Angela scosse la testa.
«Si è suicidato. Si è sparato proprio nella stanza dove ora sono io.»
«È tremendo. E devi rimanere lì? Magari potresti fartene dare un’altra.»
«Non essere ridicola Che cosa dico a Kelley? Che sono superstizioso? E poi, l’hanno imbiancata di fresco e hanno sostituito la moquette.» David alzò le spalle. «Andrà bene così.»
«Perché l’ha fatto?»
«Depressione.»
«Lo sapevo, lo sapevo che era depresso. L’avevo anche detto, ti ricordi?»
«E io non ho detto che non lo fosse», obiettò lui. «Ho solo detto che sembrava malato. Dev’essersi ucciso subito dopo che ci siamo visti, perché Kelley mi ha riferito che lo ha fatto a maggio.»
«Pover’uomo. Aveva famiglia?»
«Moglie e due bambini.»
Angela scosse la testa e rimase pensierosa per qualche momento.
«Passando a un argomento meno triste», continuò David, «Charles Kelley mi ha spiegato che esiste un premio per tenere bassa l’ospedalizzazione. Meno faccio ricoverare i miei pazienti e più guadagno. Potrei persino vincere un viaggio alle Bahamas.»
«Avevo sentito parlare di questi incentivi», annuì Angela. «È una tattica che utilizzano gli enti mutualistici per ridurre i costi.»
David scosse la testa, incredulo. «Alcuni degli aspetti della gestione manageriale dell’assistenza e della competizione controllata sono sconcertanti. Io personalmente trovo questa cosa insulsa.»
«Ho anch’io un argomento più ameno: il dottor Wadley ci ha invitati da lui a cena, stasera. Gli ho detto che avrei chiesto a te, che ne dici?»
«Tu ci vuoi andare?»
«Lo so che a casa abbiamo un sacco di cose da fare, ma penso che ci dovremmo andare.

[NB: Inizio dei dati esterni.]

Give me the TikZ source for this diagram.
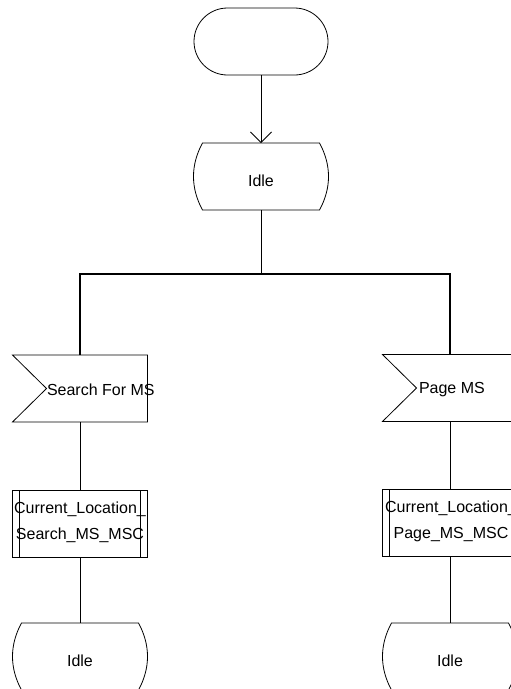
\documentclass[tikz,border=0pt]{standalone}
\usepackage{fontspec}
\setmainfont{Liberation Sans}
\usetikzlibrary{shapes.misc,arrows.meta}

\tikzset{
  shapebox/.style={rectangle, minimum width=135pt, minimum height=67pt, inner sep=0pt, outer sep=0pt},
  termbox/.style={rounded rectangle, draw, line width=0.8pt, minimum width=134pt, minimum height=67pt, inner sep=0pt, outer sep=0pt},
  procbox/.style={shapebox, draw, line width=0.8pt},
  lbl/.style={font=\fontsize{16}{26}\selectfont, inner sep=0pt, outer sep=0pt},
  flowline/.style={line width=0.8pt},
  busline/.style={line width=2pt},
  outline/.style={line width=0.8pt},
  openhead/.style={-{Straight Barb[length=10.5pt,width=21pt,line width=0.8pt]}}
}

% SDL state symbol: straight top and bottom, bulging sides
\newcommand\stateoutline[1]{%
  \draw[outline] ([xshift=9pt]#1.north west) -- ([xshift=-9pt]#1.north east)
    .. controls ([xshift=3pt,yshift=-22pt]#1.north east) and ([xshift=3pt,yshift=22pt]#1.south east) .. ([xshift=-9pt]#1.south east)
    -- ([xshift=9pt]#1.south west)
    .. controls ([xshift=-3pt,yshift=22pt]#1.south west) and ([xshift=-3pt,yshift=-22pt]#1.north west) .. cycle;}
% SDL input symbol: notched on the left
\newcommand\inputoutline[1]{%
  \draw[outline] (#1.north west) -- (#1.north east) -- (#1.south east) -- (#1.south west)
    -- ([xshift=34pt]#1.west) -- cycle;}
% SDL procedure call: box with doubled sides
\newcommand\procsides[1]{%
  \draw[outline] ([xshift=7pt]#1.north west) -- ([xshift=7pt]#1.south west);
  \draw[outline] ([xshift=-7pt]#1.north east) -- ([xshift=-7pt]#1.south east);}

\begin{document}
\begin{tikzpicture}[x=1pt,y=-1pt]
\useasboundingbox (0,0) rectangle (511,689);
\clip (0,0) rectangle (511,689);

% start and first state
\node[termbox] (start) at (261,41.5) {};
\node[shapebox] (idle0) at (261,176.5) {};
\stateoutline{idle0}
\node[lbl] (idle0t) at (261,181) {Idle};

% branch points
\coordinate (j0) at (261,274);
\coordinate (jl) at (80,274);
\coordinate (jr) at (450,274);

% inputs
\node[shapebox] (in1) at (80,388.5) {};
\inputoutline{in1}
\node[lbl,anchor=west] (in1t) at (47,390) {Search For MS};
\node[shapebox] (in2) at (450,388) {};
\inputoutline{in2}
\node[lbl,anchor=west] (in2t) at (419,390) {Page MS};

% procedure calls
\node[procbox] (proc1) at (80,523.5) {};
\procsides{proc1}
\node[lbl,align=center] (proc1t) at (80,522) {Current\_Location\_\\Search\_MS\_MSC};
\node[procbox,minimum width=140pt] (proc2) at (452,522.5) {};
\procsides{proc2}
\node[lbl,align=center] (proc2t) at (451,521) {Current\_Location\_\\Page\_MS\_MSC};

% final states
\node[shapebox] (idle1) at (80,656.5) {};
\stateoutline{idle1}
\node[lbl] (idle1t) at (80,661) {Idle};
\node[shapebox] (idle2) at (450,656.5) {};
\stateoutline{idle2}
\node[lbl] (idle2t) at (450,661) {Idle};

% connectors
\draw[flowline,openhead] (start) -- (idle0);
\draw[flowline] (idle0) -- (j0);
\draw[busline] (in1.north) -- (jl) -- (jr) -- (in2.north);
\draw[flowline] (in1) -- (proc1);
\draw[flowline] (proc1) -- (idle1);
\draw[flowline] (in2) -- (proc2.north -| in2);
\draw[flowline] (proc2.south -| in2) -- (idle2);
\end{tikzpicture}
\end{document}
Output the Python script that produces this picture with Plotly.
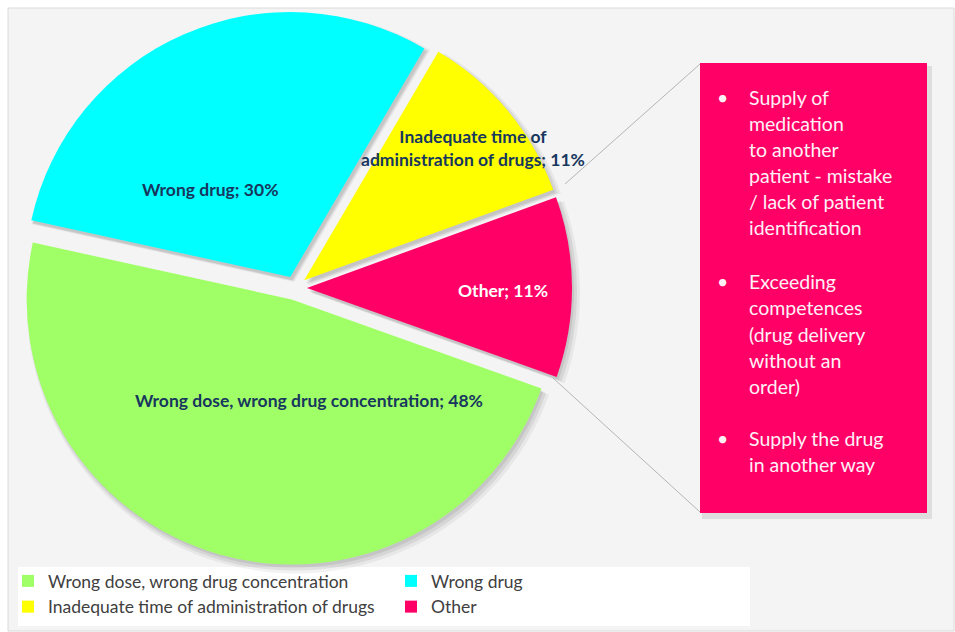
import plotly.graph_objects as go

W, H = 955, 632

# ---- data ----
categories = ["Wrong dose, wrong drug concentration", "Wrong drug",
              "Inadequate time of administration of drugs", "Other"]
values = [48, 30, 11, 11]
slice_labels = ["Wrong dose, wrong drug concentration", "Wrong drug",
                "Inadequate time of<br>administration of drugs", "Other"]
colors = ["#A0FF66", "#00FFFF", "#FFFF00", "#FF0066"]
label_colors = ["#17375E", "#17375E", "#17375E", "#FFFFFF"]
other_items = [
    ["Supply of", "medication", "to another", "patient - mistake",
     "/ lack of patient", "identification"],
    ["Exceeding", "competences", "(drug delivery", "without an", "order)"],
    ["Supply the drug", "in another way"],
]

def X(px):
    return px / W

def Y(py):
    return 1 - py / H

# pie geometry (pixels)
cx, cy, R = 295, 288, 277
pull = 0.045
rotation = 109.6

def dom(dx=0, dy=0, dr=0):
    return dict(x=[X(cx - R - dr + dx), X(cx + R + dr + dx)],
                y=[Y(cy + R + dr + dy), Y(cy - R - dr + dy)])

fig = go.Figure()

# soft shadow layers
for dx, dy, dr, a in [(4, 5, 4, 0.05), (3, 4, 2, 0.07), (2, 3, 0, 0.08)]:
    fig.add_trace(go.Pie(
        labels=["s" + c for c in categories], values=values, sort=False,
        direction="clockwise", rotation=rotation, pull=pull,
        marker=dict(colors=["rgba(0,0,0,%s)" % a] * 4, line=dict(width=0)),
        textinfo="none", hoverinfo="skip", showlegend=False,
        domain=dom(dx, dy, dr)))

fig.add_trace(go.Pie(
    labels=categories, values=values, sort=False,
    direction="clockwise", rotation=rotation, pull=pull,
    marker=dict(colors=colors, line=dict(width=0)),
    textinfo="none", hovertemplate="%{label}: %{value}%<extra></extra>",
    domain=dom()))

# ---- layout shapes ----
shapes = [
    dict(type="rect", xref="paper", yref="paper", x0=X(8), x1=X(954), y0=Y(631), y1=Y(8),
         fillcolor="#F4F4F4", line=dict(color="#DADADA", width=1), layer="below"),
    # legend panel
    dict(type="rect", xref="paper", yref="paper", x0=X(18), x1=X(750), y0=Y(626), y1=Y(567),
         fillcolor="#FFFFFF", line=dict(width=0), layer="below"),
    # callout box shadow
    dict(type="rect", xref="paper", yref="paper", x0=X(702), x1=X(932), y0=Y(519), y1=Y(66),
         fillcolor="rgba(0,0,0,0.09)", line=dict(width=0), layer="below"),
    dict(type="rect", xref="paper", yref="paper", x0=X(700), x1=X(927), y0=Y(513), y1=Y(63),
         fillcolor="#FF0066", line=dict(width=0), layer="above"),
    # connector lines
    dict(type="line", xref="paper", yref="paper", x0=X(565), y0=Y(184), x1=X(700), y1=Y(64),
         line=dict(color="#B5B5B5", width=1)),
    dict(type="line", xref="paper", yref="paper", x0=X(553), y0=Y(378), x1=X(700), y1=Y(512),
         line=dict(color="#B5B5B5", width=1)),
]

annotations = []
label_pos = [(309, 400), (210, 189), (473, 148), (503, 290)]
for lab, v, col, (px, py) in zip(slice_labels, values, label_colors, label_pos):
    annotations.append(dict(
        x=X(px), y=Y(py), xref="paper", yref="paper", showarrow=False,
        xanchor="center", yanchor="middle",
        text="<b>%s; %d%%</b>" % (lab, v), align="center",
        font=dict(family="Lato", size=17.5, color=col)))

# callout text
line_h = 26
starts = [98, 282, 438]
box_font = dict(family="Lato", size=19.5, color="#FFF0F6")
for items, y0 in zip(other_items, starts):
    annotations.append(dict(x=X(722), y=Y(y0), xref="paper", yref="paper", showarrow=False,
                            text="•", xanchor="center", yanchor="middle", font=box_font))
    for i, t in enumerate(items):
        annotations.append(dict(x=X(747), y=Y(y0 + i * line_h), xref="paper", yref="paper",
                                showarrow=False, text=t, xanchor="left", yanchor="middle",
                                font=box_font))

fig.update_layout(
    width=W, height=H,
    margin=dict(l=0, r=0, t=0, b=0),
    paper_bgcolor="#FFFFFF",
    plot_bgcolor="#FFFFFF",
    shapes=shapes,
    annotations=annotations,
    legend=dict(orientation="h", x=X(8), y=Y(563), xanchor="left", yanchor="top",
                entrywidth=338, entrywidthmode="pixels",
                bgcolor="rgba(0,0,0,0)", font=dict(family="Lato", size=17.5, color="#404040"),
                traceorder="normal"),
)

fig.write_html("out.html", config={"displayModeBar": False},
               post_script="document.body.style.margin='0';")
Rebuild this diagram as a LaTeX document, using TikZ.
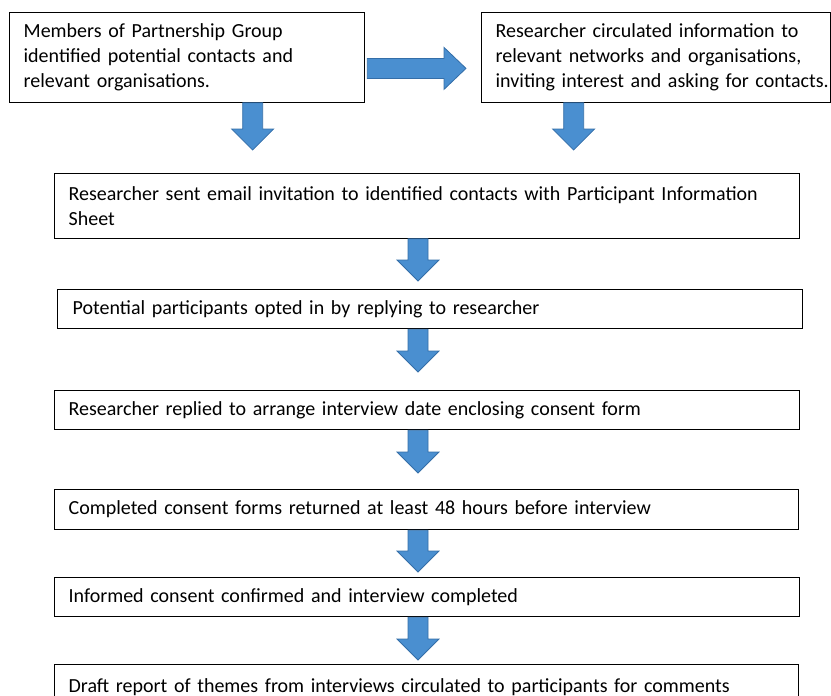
\documentclass[tikz,border=0pt]{standalone}
\usepackage{fontspec}
\setmainfont{Carlito}
\usetikzlibrary{calc}

\definecolor{bleu}{RGB}{74,143,208}
\definecolor{bordbleu}{RGB}{52,110,168}

\begin{document}
\begin{tikzpicture}[x=1pt,y=-1pt,
  boite/.style={draw,line width=1.3pt,rectangle,inner xsep=14pt,inner ysep=0pt,align=left,anchor=north west,font=\fontsize{20}{25}\selectfont},
  descente/.style={draw=bordbleu,fill=bleu,line width=0.8pt,
    to path={let \p1=(\tikztostart), \p2=(\tikztotarget) in
      (\x1-10pt,\y1) -- (\x1-10pt,\y2+21pt) -- (\x1-21pt,\y2+21pt) -- (\x1,\y2)
      -- (\x1+21pt,\y2+21pt) -- (\x1+10pt,\y2+21pt) -- (\x1+10pt,\y1) -- cycle}},
  droite/.style={draw=bordbleu,fill=bleu,line width=0.8pt,
    to path={let \p1=(\tikztostart), \p2=(\tikztotarget) in
      (\x1,\y1+10pt) -- (\x2-22pt,\y1+10pt) -- (\x2-22pt,\y1+21pt) -- (\x2,\y1)
      -- (\x2-22pt,\y1-21pt) -- (\x2-22pt,\y1-10pt) -- (\x1,\y1-10pt) -- cycle}}]
\clip (0,0) rectangle (831,696);

% boites du haut
\node[boite,text width=327pt,minimum height=89.5pt] (membres) at (9,12) {Members of Partnership Group\\identified potential contacts and\\relevant organisations.};
\node[boite,text width=321pt,minimum height=89.5pt] (diffusion) at (481,12) {Researcher circulated information to\\relevant networks and organisations,\\\mbox{inviting interest and asking for contacts.}};

% etapes
\node[boite,text width=717pt,minimum height=64.5pt] (invitation) at (54,173) {Researcher sent email invitation to identified contacts with Participant Information\\Sheet};
\node[boite,inner xsep=15pt,text width=715pt,minimum height=39pt] (optin) at (57,289) {Potential participants opted in by replying to researcher};
\node[boite,text width=717pt,minimum height=39pt] (rdv) at (54,390) {Researcher replied to arrange interview date enclosing consent form};
\node[boite,text width=716pt,minimum height=40pt] (formulaires) at (54,489) {Completed consent forms returned at least 48 hours before interview};
\node[boite,text width=717pt,minimum height=39pt] (entretien) at (54,577) {Informed consent confirmed and interview completed};
\node[boite,text width=716pt,minimum height=45pt] (rapport) at (54,664) {Draft report of themes from interviews circulated to participants for comments};

% fleches
\coordinate (axe) at (418,0);
\draw[droite] ([xshift=2pt,yshift=-11pt]membres.east) to ([xshift=-15pt,yshift=-11pt]diffusion.west);
\draw[descente] ([xshift=65.5pt]membres.south) to ([yshift=23pt]invitation.north);
\draw[descente] ([xshift=-82.5pt]diffusion.south) to ([yshift=23pt]invitation.north);
\draw[descente] (invitation.south -| axe) to ([yshift=8pt]optin.north);
\draw[descente] (optin.south -| axe) to ([yshift=18pt]rdv.north);
\draw[descente] (rdv.south -| axe) to ([yshift=16pt]formulaires.north);
\draw[descente] (formulaires.south -| axe) to ([yshift=5pt]entretien.north);
\draw[descente] (entretien.south -| axe) to ([yshift=4pt]rapport.north);

\end{tikzpicture}
\end{document}
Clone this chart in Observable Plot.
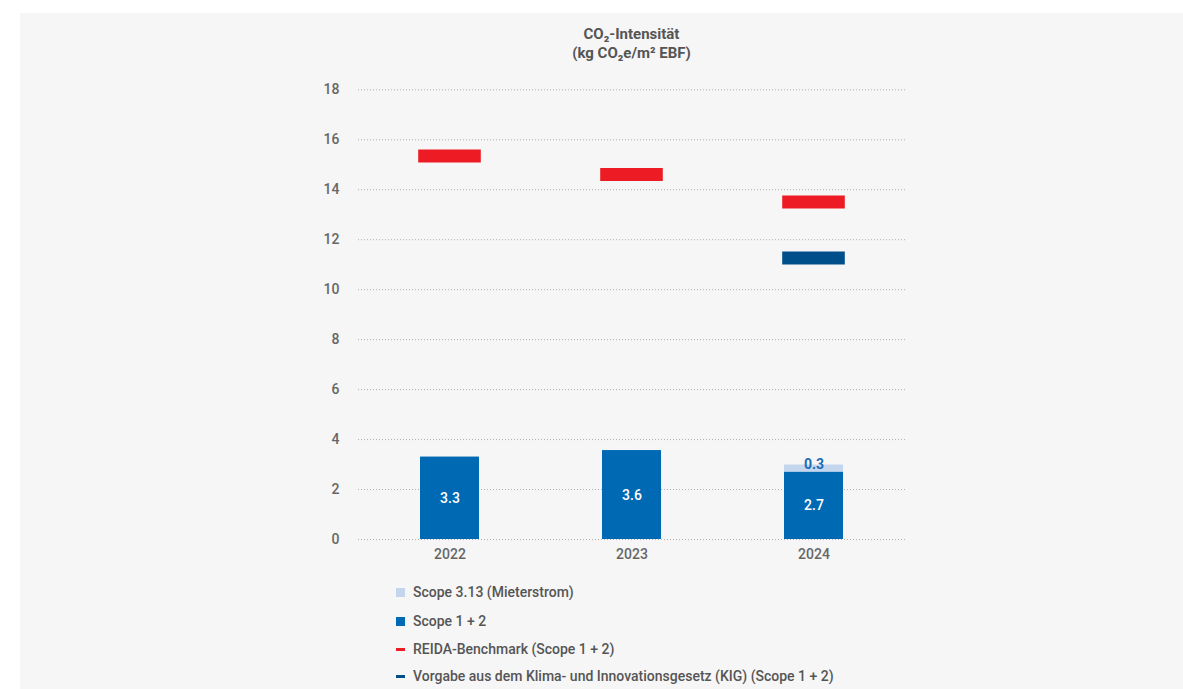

Si è dimostrato talmente generoso e premuroso! Non vorrei apparirgli ingrata.»
«E Nikki?»
«Ecco un’altra buona notizia», annunciò Angela. «Ho saputo da uno dei tecnici di laboratorio che Barton Sherwood ha una figlia che va al liceo e che fa abitualmente la baby sitter. Abitano vicino a noi. Le ho telefonato e lei ha detto che verrebbe volentieri.»
«Pensi che a Nikki non spiacerà?»
«Gliel’ho già chiesto. Ha detto che non le importa e che non vede l’ora di conoscere Karen Sherwood, che è una delle cheerleader.»
«Allora andiamoci», rispose David.
Karen Sherwood arrivò a casa loro poco prima delle sette. Quando David aprì la porta pensò che non aveva l’aria di una cheerleader: era minuta e tranquilla e, sfortunatamente per lei, assomigliava molto al padre, però era gradevole e dotata di intuito. Conquistò subito Nikki dicendole che adorava i cani.
Mentre David guidava, Angela finì di truccarsi. Vedendo che era molto tesa, lui la rassicurò dicendole che era strepitosa e che tutto sarebbe andato bene. Entrambi rimasero colpiti dall’abitazione dei Wadley, meno grande della loro ma in condizioni sicuramente migliori e con un parco in perfetto ordine.
Quando Wadley li fece entrare, si accorsero che l’interno era ancora più bello: mobili di antiquariato, tappeti persiani, quadri del Diciannovesimo secolo.
Gertrude Wadley e il marito erano molto diversi, dando credito al detto popolare secondo cui «gli opposti si attraggono»: lei era una donna timida e riservata. Era come se fosse stata sopraffatta dalla forte personalità del marito.
La loro figlia adolescente, Cassandra, in principio sembrò più simile alla madre, ma durante la cena mostrò di assomigliare più al padre.
Comunque, fu Wadley a dominare la serata. Pontificò su un’infinità di argomenti ed era chiaro che stravedeva per Angela, dicendo che ringraziava il cielo perché adesso nella sua équipe c’era una persona così competente.
«Una cosa è certa», commentò David mentre ritornavano a casa, «l’hai conquistato. E non so proprio dargli torto.»
Lei gli si rannicchiò contro.
David riaccompagnò Karen e al suo ritorno trovò Angela che lo aspettava sulla soglia con una camicia da notte che non usava dai tempi della luna di miele.
«Mi sta meglio adesso che quando ero incinta, vero?» gli chiese lei.